• **TASK TO CARRY OUT**: Nothing outside the range from the line with "What React, TypeScript" to the line with "const cbX0 = 314, cbX1 = 325;" belongs in the copy, and no pictures do either; repeat that range exactly.

• **TASK INPUTS**:

◇ ◇ ◇ ◇

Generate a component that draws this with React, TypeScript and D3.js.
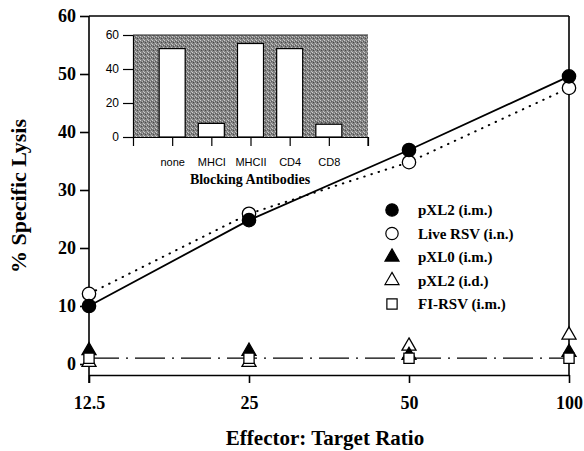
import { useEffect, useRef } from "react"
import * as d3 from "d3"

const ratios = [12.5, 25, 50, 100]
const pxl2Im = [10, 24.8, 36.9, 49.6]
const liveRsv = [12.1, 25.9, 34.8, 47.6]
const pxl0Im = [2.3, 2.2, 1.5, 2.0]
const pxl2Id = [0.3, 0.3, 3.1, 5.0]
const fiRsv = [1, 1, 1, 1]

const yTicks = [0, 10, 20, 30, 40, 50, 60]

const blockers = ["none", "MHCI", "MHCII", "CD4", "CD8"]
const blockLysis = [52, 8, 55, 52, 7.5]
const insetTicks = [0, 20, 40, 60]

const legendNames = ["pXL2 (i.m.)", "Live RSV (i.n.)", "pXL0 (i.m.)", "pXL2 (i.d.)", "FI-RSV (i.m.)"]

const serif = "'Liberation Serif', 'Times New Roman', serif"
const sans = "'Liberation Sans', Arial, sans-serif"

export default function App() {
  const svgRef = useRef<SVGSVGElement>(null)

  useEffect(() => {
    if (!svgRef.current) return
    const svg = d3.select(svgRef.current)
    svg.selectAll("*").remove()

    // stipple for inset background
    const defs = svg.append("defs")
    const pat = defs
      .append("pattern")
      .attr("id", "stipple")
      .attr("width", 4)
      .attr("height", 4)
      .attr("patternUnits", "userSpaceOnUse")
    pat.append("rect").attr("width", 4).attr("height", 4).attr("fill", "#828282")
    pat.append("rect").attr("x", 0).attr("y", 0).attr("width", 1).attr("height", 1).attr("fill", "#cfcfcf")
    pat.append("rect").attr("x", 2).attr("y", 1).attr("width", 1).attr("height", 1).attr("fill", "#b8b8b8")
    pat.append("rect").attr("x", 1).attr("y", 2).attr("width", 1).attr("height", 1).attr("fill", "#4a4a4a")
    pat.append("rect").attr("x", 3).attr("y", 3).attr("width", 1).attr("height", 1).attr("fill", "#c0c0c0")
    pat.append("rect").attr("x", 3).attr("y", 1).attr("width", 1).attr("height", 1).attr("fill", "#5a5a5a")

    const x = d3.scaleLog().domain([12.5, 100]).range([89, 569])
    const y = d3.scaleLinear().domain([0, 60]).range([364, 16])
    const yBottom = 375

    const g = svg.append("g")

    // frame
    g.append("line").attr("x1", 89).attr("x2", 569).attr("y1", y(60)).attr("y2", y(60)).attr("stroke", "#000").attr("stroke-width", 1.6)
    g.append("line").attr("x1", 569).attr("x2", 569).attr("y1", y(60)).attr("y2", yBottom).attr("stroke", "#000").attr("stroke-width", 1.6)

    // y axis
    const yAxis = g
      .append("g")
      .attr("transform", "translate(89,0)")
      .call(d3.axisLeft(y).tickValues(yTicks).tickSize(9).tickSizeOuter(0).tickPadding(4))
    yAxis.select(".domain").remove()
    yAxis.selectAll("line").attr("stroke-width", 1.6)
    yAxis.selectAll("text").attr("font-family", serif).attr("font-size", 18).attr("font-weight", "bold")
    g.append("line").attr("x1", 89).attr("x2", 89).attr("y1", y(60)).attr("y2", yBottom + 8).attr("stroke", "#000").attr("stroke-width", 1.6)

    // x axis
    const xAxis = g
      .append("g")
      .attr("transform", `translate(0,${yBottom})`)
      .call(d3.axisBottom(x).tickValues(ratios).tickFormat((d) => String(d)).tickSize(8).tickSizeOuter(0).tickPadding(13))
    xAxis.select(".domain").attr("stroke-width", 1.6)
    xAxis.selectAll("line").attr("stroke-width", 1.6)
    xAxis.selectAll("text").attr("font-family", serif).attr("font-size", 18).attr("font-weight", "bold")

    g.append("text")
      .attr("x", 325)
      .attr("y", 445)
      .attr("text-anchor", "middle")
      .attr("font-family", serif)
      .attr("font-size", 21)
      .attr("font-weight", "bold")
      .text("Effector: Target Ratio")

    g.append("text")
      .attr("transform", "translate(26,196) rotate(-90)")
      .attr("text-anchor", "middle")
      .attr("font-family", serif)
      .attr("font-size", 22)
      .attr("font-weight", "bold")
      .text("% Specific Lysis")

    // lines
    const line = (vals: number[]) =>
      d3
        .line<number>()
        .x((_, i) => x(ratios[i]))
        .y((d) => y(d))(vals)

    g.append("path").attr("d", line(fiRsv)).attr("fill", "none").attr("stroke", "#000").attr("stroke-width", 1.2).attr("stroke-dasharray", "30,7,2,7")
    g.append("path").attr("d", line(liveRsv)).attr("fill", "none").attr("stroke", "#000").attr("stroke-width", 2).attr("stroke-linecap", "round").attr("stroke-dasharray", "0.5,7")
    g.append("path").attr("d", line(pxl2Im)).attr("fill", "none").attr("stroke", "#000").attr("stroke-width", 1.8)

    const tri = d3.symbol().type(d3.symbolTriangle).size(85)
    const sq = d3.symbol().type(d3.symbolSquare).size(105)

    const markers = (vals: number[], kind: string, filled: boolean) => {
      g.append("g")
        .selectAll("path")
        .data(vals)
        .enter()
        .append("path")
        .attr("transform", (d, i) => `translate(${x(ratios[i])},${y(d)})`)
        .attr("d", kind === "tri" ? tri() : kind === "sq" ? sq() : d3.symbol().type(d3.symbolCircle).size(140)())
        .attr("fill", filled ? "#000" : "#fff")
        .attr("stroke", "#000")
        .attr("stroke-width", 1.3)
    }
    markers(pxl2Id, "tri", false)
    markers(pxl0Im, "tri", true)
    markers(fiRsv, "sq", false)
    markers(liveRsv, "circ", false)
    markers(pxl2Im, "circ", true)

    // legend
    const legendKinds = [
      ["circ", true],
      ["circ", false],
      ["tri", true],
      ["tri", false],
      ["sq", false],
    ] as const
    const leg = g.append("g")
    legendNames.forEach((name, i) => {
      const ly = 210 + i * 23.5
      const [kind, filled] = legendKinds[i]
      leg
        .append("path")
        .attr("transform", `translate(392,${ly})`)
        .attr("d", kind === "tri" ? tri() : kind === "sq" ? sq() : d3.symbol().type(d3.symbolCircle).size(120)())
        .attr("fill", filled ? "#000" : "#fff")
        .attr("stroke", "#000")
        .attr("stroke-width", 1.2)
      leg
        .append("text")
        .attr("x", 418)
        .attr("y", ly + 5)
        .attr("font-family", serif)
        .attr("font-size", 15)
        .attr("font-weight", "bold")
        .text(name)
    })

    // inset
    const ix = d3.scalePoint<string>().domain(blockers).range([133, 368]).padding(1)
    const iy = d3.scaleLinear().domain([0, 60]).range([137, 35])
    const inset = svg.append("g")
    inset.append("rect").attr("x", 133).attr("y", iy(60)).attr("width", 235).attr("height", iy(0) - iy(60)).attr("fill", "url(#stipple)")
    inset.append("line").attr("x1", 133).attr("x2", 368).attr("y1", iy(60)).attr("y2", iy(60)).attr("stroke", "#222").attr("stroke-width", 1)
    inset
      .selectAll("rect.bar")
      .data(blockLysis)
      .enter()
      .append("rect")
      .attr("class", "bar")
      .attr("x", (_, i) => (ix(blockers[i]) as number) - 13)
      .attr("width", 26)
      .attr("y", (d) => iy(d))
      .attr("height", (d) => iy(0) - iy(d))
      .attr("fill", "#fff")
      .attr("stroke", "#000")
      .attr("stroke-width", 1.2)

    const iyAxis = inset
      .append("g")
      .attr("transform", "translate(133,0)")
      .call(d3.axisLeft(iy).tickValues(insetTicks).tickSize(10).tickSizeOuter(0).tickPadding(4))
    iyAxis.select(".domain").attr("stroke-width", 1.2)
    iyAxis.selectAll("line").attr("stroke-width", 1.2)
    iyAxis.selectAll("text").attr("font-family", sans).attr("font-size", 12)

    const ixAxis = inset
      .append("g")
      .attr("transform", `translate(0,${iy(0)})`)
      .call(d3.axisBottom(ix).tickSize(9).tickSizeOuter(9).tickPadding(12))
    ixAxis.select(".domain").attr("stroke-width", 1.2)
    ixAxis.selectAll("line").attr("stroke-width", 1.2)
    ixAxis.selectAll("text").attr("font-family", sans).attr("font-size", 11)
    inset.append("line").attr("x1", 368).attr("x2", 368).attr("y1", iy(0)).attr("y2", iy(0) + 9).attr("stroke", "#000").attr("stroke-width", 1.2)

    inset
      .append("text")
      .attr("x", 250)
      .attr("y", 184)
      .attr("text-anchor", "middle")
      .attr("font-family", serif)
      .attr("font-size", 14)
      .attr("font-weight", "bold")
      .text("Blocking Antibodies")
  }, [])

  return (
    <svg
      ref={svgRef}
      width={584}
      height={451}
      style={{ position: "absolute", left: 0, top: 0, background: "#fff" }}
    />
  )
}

◇ ◇ ◇ ◇

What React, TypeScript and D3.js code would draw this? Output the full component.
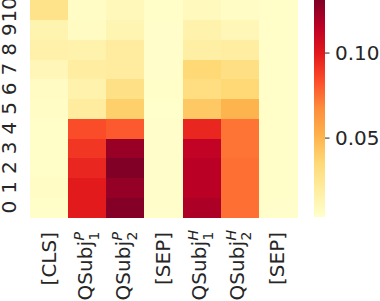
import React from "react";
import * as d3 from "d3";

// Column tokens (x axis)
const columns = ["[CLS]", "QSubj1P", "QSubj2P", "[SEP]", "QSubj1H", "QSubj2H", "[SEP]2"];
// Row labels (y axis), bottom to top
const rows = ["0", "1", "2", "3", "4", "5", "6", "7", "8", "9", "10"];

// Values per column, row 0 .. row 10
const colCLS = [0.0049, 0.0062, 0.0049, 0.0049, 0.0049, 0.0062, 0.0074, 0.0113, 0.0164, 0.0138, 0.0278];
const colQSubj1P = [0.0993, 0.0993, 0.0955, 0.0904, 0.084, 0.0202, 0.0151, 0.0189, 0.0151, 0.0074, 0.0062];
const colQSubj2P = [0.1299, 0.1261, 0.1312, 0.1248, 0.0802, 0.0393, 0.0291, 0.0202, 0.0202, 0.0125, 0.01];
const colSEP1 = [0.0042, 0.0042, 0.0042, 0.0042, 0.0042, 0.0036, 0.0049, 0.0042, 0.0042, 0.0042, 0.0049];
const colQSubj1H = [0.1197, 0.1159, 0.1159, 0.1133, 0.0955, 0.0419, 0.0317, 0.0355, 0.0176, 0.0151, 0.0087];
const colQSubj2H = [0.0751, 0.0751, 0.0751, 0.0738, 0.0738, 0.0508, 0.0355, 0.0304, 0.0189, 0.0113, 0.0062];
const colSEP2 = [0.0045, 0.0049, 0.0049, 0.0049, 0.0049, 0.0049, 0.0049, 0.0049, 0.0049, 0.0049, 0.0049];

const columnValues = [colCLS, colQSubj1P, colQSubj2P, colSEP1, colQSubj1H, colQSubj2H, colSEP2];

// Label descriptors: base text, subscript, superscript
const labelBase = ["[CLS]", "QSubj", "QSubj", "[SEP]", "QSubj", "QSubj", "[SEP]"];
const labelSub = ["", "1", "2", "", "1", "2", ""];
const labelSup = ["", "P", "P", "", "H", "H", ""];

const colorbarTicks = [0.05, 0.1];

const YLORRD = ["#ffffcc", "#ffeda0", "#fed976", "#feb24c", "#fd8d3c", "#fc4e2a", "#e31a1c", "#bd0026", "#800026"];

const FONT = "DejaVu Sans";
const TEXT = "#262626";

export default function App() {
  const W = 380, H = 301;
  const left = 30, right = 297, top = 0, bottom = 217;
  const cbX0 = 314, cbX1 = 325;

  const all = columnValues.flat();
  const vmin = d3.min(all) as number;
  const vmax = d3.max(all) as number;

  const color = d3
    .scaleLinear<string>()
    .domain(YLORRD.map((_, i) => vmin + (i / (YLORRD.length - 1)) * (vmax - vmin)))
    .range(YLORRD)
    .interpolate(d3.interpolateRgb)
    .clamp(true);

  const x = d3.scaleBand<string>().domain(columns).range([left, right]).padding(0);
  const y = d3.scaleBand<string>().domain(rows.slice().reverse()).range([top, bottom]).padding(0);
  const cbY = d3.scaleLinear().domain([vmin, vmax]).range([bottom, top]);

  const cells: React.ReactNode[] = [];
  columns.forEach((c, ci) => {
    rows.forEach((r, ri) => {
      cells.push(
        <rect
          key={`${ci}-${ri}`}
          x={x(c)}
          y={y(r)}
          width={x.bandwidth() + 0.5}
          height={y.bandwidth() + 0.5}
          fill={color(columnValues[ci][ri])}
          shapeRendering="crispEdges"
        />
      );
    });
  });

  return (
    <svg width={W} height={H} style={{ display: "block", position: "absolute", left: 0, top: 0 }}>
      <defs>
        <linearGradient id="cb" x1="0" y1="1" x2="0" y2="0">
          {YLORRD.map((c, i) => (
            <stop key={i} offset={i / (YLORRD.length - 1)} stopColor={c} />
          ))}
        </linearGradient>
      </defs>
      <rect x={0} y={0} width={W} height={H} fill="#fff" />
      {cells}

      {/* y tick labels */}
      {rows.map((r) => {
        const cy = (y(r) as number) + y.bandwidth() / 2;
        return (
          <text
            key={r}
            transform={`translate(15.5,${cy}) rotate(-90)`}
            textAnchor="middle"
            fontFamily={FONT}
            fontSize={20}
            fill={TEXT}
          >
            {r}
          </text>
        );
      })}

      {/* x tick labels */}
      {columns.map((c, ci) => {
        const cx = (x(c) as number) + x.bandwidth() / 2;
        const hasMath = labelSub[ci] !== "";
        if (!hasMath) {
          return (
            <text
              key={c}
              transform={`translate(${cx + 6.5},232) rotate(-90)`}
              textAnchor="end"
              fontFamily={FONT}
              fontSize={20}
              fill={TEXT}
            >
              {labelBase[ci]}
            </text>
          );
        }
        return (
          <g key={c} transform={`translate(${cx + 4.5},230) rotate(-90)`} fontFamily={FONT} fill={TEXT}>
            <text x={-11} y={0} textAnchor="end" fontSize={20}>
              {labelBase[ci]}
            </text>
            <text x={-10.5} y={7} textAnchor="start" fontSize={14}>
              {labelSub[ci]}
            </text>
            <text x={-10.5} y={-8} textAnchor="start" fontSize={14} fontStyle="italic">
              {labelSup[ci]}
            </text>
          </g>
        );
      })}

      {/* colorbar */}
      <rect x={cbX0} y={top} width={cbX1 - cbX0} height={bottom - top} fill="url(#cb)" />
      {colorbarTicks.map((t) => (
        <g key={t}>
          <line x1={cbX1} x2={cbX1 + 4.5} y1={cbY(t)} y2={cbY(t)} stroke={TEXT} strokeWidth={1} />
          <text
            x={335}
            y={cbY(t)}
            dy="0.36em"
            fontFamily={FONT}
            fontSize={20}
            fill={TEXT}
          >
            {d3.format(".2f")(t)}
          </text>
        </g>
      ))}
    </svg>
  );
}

◇ ◇ ◇ ◇

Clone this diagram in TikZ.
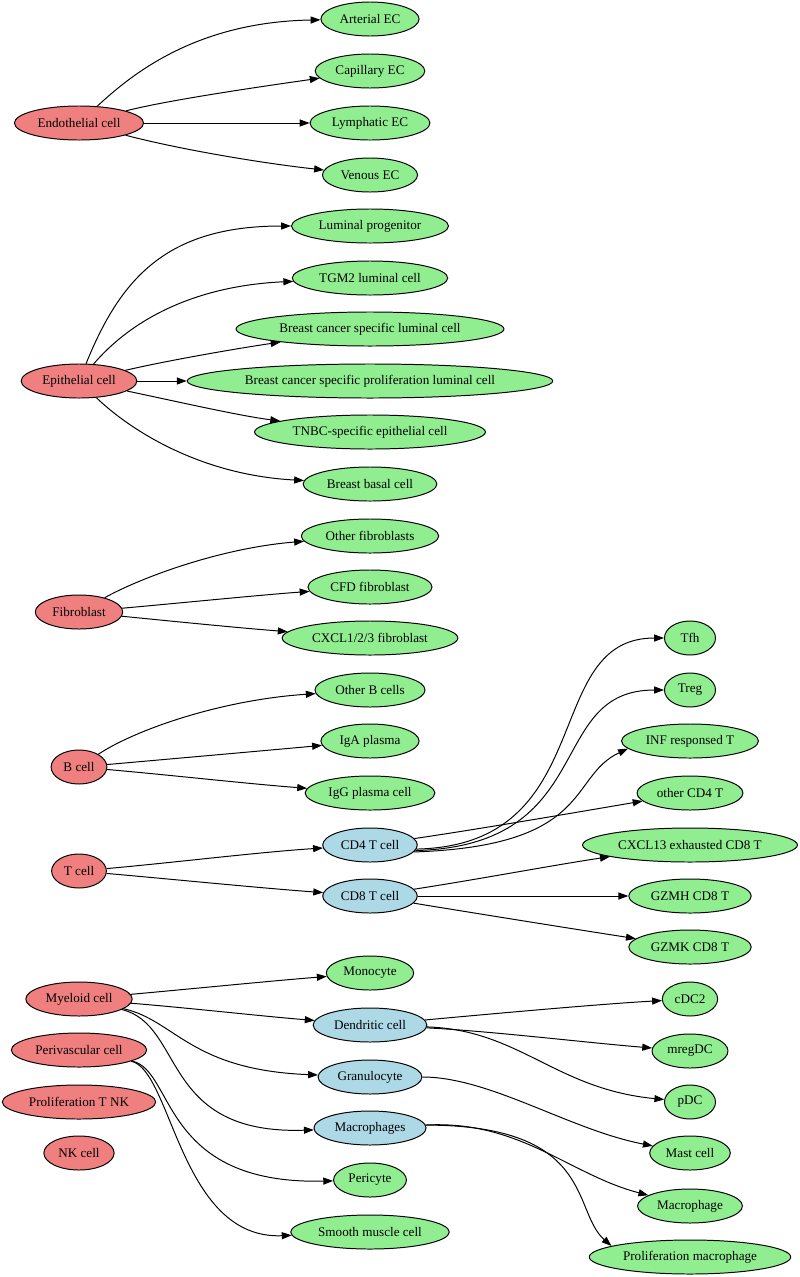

◇ ◇ ◇ ◇

• **WORKED SOLUTION**:
What React, TypeScript and D3.js code would draw this? Output the full component.
import React from "react";
import * as d3 from "d3";

// Column tokens (x axis)
const columns = ["[CLS]", "QSubj1P", "QSubj2P", "[SEP]", "QSubj1H", "QSubj2H", "[SEP]2"];
// Row labels (y axis), bottom to top
const rows = ["0", "1", "2", "3", "4", "5", "6", "7", "8", "9", "10"];

// Values per column, row 0 .. row 10
const colCLS = [0.0049, 0.0062, 0.0049, 0.0049, 0.0049, 0.0062, 0.0074, 0.0113, 0.0164, 0.0138, 0.0278];
const colQSubj1P = [0.0993, 0.0993, 0.0955, 0.0904, 0.084, 0.0202, 0.0151, 0.0189, 0.0151, 0.0074, 0.0062];
const colQSubj2P = [0.1299, 0.1261, 0.1312, 0.1248, 0.0802, 0.0393, 0.0291, 0.0202, 0.0202, 0.0125, 0.01];
const colSEP1 = [0.0042, 0.0042, 0.0042, 0.0042, 0.0042, 0.0036, 0.0049, 0.0042, 0.0042, 0.0042, 0.0049];
const colQSubj1H = [0.1197, 0.1159, 0.1159, 0.1133, 0.0955, 0.0419, 0.0317, 0.0355, 0.0176, 0.0151, 0.0087];
const colQSubj2H = [0.0751, 0.0751, 0.0751, 0.0738, 0.0738, 0.0508, 0.0355, 0.0304, 0.0189, 0.0113, 0.0062];
const colSEP2 = [0.0045, 0.0049, 0.0049, 0.0049, 0.0049, 0.0049, 0.0049, 0.0049, 0.0049, 0.0049, 0.0049];

const columnValues = [colCLS, colQSubj1P, colQSubj2P, colSEP1, colQSubj1H, colQSubj2H, colSEP2];

// Label descriptors: base text, subscript, superscript
const labelBase = ["[CLS]", "QSubj", "QSubj", "[SEP]", "QSubj", "QSubj", "[SEP]"];
const labelSub = ["", "1", "2", "", "1", "2", ""];
const labelSup = ["", "P", "P", "", "H", "H", ""];

const colorbarTicks = [0.05, 0.1];

const YLORRD = ["#ffffcc", "#ffeda0", "#fed976", "#feb24c", "#fd8d3c", "#fc4e2a", "#e31a1c", "#bd0026", "#800026"];

const FONT = "DejaVu Sans";
const TEXT = "#262626";

export default function App() {
  const W = 380, H = 301;
  const left = 30, right = 297, top = 0, bottom = 217;
  const cbX0 = 314, cbX1 = 325;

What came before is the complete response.